## Directions for this task:
Quote only the lines from the line containing "Write a web" to the line containing "two y axes */", with both of those lines included, please, exactly as written.

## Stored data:
>>>>>
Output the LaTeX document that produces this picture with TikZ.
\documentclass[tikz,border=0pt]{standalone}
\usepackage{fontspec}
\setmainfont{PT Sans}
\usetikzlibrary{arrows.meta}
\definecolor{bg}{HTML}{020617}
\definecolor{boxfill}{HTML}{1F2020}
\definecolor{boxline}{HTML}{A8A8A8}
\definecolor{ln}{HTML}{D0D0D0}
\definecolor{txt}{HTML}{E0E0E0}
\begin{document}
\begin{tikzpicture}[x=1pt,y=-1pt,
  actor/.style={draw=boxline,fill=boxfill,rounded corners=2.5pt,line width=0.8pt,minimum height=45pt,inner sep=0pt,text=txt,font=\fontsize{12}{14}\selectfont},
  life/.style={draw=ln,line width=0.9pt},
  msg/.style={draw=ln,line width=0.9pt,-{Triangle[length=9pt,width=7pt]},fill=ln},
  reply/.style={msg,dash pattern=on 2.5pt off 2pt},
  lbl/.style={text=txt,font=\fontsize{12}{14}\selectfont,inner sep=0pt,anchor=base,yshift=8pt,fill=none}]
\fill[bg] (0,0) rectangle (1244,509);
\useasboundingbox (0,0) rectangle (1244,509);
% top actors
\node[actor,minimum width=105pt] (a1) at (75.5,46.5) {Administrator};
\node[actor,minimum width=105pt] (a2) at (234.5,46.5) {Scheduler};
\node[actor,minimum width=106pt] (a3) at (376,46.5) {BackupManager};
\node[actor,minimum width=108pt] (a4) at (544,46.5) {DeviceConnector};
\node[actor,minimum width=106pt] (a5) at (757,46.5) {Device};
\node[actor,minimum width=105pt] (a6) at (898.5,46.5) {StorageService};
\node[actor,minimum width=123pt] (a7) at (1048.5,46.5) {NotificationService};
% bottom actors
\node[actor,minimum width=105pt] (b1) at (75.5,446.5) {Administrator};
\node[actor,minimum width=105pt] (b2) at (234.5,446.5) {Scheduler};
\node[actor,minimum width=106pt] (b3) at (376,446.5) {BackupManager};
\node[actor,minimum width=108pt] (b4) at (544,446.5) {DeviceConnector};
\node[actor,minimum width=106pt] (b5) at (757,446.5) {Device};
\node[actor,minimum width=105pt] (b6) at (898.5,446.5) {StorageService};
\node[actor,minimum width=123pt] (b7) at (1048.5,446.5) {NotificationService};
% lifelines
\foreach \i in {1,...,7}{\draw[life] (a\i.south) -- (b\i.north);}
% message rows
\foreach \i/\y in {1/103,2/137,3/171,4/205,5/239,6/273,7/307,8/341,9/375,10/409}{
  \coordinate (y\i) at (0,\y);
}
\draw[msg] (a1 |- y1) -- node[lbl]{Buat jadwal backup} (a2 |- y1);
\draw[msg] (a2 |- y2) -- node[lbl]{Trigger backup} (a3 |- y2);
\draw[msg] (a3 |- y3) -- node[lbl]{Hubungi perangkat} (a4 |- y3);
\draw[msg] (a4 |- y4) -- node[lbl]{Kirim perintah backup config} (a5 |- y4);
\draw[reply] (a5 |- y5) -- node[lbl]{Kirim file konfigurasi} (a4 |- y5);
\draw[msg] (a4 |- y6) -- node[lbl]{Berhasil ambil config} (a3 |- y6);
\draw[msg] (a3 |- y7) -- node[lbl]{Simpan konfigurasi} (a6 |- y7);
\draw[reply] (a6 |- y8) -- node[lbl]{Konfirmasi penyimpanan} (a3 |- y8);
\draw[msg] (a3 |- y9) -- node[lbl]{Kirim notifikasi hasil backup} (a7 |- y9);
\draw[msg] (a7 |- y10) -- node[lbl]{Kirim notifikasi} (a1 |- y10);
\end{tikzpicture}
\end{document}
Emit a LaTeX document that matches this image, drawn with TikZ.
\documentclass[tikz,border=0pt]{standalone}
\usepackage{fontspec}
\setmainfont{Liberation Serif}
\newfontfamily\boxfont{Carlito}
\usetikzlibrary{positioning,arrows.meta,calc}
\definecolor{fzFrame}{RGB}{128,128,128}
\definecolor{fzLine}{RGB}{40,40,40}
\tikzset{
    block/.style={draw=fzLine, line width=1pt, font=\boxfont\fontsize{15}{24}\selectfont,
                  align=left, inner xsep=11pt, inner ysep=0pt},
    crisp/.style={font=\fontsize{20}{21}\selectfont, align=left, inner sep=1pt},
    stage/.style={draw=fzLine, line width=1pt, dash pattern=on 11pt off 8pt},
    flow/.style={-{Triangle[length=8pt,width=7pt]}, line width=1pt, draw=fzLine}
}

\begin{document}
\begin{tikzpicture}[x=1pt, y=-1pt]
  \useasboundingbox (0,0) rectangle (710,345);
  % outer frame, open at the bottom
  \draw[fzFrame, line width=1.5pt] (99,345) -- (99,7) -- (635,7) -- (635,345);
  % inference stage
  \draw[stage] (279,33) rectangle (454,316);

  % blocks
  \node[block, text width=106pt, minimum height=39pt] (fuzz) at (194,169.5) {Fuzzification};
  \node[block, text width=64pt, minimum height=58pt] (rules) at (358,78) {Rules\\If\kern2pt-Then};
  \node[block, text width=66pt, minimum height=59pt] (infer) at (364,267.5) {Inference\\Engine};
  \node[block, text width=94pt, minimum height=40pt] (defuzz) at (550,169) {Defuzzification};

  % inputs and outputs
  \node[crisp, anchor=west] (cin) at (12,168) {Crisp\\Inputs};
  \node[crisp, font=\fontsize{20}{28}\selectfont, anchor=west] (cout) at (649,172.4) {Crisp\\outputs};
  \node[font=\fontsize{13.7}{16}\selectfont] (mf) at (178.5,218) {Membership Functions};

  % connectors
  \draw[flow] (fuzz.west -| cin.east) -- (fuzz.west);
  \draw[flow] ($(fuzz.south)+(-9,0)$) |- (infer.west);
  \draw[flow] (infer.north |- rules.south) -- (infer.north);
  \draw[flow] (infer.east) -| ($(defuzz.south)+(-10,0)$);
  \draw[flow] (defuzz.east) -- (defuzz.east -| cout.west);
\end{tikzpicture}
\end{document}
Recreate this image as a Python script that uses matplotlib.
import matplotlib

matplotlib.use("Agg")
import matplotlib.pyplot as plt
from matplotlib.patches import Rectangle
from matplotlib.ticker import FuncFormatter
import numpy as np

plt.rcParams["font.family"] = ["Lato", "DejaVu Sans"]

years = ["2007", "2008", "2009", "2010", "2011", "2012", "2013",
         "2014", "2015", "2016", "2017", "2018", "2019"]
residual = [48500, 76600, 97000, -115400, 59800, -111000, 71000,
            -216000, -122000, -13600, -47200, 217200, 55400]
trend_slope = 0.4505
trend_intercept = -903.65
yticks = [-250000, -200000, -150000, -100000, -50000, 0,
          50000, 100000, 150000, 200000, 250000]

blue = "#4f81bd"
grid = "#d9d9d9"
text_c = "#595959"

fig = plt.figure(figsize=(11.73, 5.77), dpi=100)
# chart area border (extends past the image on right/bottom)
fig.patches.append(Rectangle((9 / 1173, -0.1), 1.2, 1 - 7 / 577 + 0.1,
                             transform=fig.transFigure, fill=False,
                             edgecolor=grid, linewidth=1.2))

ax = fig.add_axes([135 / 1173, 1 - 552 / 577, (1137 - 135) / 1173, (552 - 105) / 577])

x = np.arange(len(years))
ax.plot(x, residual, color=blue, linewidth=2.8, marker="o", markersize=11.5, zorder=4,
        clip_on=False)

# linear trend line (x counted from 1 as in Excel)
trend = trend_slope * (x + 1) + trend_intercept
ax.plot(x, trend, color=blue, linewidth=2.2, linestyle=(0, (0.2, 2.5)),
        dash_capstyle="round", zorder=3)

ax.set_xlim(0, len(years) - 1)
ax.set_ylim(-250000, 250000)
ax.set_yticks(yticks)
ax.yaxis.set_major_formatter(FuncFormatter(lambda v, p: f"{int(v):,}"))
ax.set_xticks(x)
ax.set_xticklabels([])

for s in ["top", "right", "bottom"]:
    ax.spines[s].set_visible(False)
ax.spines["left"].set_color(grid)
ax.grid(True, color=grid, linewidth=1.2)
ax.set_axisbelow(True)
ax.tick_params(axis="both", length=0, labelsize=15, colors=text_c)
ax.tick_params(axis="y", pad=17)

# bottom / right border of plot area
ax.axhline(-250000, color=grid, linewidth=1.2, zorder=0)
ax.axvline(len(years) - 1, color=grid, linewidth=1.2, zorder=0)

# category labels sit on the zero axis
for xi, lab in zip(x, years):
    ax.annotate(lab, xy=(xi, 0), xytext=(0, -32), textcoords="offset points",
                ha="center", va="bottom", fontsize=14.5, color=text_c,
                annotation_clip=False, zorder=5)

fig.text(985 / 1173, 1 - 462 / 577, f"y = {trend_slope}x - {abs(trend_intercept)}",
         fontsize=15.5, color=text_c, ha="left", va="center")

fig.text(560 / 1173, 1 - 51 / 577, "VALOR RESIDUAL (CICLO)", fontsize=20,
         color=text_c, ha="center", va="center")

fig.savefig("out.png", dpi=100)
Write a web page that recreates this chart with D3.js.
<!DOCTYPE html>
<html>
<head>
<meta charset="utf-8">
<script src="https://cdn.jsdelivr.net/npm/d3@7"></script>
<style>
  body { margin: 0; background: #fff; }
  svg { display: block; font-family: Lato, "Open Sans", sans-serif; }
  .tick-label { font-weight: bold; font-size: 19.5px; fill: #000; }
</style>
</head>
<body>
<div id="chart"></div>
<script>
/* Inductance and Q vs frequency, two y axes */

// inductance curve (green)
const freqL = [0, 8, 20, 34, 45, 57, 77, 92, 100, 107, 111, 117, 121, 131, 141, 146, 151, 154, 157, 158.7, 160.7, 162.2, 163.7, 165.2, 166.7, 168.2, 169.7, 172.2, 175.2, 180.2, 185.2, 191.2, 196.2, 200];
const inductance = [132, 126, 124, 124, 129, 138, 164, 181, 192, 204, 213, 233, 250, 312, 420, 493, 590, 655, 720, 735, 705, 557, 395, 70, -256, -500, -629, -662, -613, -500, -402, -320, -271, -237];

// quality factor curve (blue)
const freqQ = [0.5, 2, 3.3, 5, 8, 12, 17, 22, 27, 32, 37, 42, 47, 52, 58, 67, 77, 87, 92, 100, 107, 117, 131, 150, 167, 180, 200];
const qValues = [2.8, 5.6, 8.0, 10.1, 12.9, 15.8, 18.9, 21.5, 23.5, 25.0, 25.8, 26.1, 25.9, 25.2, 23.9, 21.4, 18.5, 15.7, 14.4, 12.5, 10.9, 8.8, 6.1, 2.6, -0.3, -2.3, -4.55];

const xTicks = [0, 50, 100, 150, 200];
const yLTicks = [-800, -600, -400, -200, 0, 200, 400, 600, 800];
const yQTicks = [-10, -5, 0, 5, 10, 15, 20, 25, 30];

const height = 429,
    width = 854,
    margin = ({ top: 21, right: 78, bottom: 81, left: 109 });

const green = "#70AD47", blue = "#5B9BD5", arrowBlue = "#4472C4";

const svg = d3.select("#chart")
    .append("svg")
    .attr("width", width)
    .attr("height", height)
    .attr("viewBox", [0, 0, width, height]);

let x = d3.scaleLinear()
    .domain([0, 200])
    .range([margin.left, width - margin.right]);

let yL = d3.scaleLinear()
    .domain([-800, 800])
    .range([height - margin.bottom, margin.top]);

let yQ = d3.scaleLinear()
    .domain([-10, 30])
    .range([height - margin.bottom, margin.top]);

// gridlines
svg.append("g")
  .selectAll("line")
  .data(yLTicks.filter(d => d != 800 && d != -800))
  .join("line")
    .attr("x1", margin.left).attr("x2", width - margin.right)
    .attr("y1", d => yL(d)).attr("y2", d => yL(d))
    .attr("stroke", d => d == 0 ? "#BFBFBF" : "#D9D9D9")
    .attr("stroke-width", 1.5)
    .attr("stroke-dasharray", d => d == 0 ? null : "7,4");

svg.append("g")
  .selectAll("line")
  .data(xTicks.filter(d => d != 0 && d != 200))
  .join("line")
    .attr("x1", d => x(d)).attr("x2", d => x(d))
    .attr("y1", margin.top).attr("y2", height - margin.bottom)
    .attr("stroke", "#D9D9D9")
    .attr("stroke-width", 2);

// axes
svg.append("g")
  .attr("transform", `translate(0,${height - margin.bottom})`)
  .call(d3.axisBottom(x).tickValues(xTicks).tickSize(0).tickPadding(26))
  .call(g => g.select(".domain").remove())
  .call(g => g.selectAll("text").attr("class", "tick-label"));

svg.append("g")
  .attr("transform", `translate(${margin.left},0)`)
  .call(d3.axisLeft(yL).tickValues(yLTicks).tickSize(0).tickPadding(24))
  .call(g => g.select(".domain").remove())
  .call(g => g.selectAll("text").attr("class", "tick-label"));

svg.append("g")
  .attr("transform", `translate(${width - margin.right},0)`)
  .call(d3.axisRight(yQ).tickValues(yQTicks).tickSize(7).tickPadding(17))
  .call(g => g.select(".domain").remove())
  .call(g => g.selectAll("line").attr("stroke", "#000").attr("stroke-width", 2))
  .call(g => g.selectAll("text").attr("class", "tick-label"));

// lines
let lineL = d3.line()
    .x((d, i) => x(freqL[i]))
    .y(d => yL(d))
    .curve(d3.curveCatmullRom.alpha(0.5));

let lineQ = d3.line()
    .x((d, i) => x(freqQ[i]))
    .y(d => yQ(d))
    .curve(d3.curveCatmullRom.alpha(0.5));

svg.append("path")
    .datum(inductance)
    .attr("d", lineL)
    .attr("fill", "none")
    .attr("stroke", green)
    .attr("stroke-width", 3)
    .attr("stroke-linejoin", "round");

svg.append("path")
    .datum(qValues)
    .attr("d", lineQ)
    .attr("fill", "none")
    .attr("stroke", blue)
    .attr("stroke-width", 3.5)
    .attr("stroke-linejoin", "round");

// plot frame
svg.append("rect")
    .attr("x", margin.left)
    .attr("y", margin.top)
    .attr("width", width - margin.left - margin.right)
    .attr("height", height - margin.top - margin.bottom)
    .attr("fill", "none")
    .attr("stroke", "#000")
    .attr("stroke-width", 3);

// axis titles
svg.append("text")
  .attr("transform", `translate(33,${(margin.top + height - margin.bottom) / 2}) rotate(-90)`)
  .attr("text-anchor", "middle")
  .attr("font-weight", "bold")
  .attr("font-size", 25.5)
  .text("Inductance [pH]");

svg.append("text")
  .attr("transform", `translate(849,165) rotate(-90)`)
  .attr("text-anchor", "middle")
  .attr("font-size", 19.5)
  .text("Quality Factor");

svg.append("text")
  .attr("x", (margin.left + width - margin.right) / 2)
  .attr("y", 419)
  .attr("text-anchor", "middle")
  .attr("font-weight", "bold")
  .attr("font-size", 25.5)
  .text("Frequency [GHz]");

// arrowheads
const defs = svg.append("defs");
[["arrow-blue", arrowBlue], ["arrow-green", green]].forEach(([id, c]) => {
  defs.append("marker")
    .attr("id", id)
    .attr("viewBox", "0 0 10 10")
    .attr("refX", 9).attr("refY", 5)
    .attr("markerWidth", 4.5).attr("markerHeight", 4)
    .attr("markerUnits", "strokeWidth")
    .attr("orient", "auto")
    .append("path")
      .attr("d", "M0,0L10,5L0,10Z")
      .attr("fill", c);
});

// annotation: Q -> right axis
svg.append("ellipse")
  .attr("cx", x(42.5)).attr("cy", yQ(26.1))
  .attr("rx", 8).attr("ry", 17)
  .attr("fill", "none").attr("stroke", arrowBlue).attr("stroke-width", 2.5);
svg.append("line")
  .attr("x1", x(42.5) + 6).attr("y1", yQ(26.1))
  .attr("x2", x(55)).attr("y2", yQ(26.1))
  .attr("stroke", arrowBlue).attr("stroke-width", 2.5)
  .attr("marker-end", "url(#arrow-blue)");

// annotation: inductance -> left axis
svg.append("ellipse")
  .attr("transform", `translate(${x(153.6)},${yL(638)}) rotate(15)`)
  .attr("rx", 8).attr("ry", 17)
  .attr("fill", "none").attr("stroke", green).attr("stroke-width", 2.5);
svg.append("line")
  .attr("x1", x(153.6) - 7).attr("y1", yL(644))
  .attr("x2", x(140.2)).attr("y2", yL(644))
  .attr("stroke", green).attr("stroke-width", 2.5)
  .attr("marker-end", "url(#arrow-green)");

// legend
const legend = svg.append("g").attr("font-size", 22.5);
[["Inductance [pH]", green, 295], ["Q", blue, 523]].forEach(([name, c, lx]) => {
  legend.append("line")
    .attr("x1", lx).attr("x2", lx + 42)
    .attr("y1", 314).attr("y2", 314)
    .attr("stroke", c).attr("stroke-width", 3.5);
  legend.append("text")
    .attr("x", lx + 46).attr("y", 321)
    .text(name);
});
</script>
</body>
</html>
<<<<<
## Problem solution:
Write a web page that recreates this chart with D3.js.
<!DOCTYPE html>
<html>
<head>
<meta charset="utf-8">
<script src="https://cdn.jsdelivr.net/npm/d3@7"></script>
<style>
  body { margin: 0; background: #fff; }
  svg { display: block; font-family: Lato, "Open Sans", sans-serif; }
  .tick-label { font-weight: bold; font-size: 19.5px; fill: #000; }
</style>
</head>
<body>
<div id="chart"></div>
<script>
/* Inductance and Q vs frequency, two y axes */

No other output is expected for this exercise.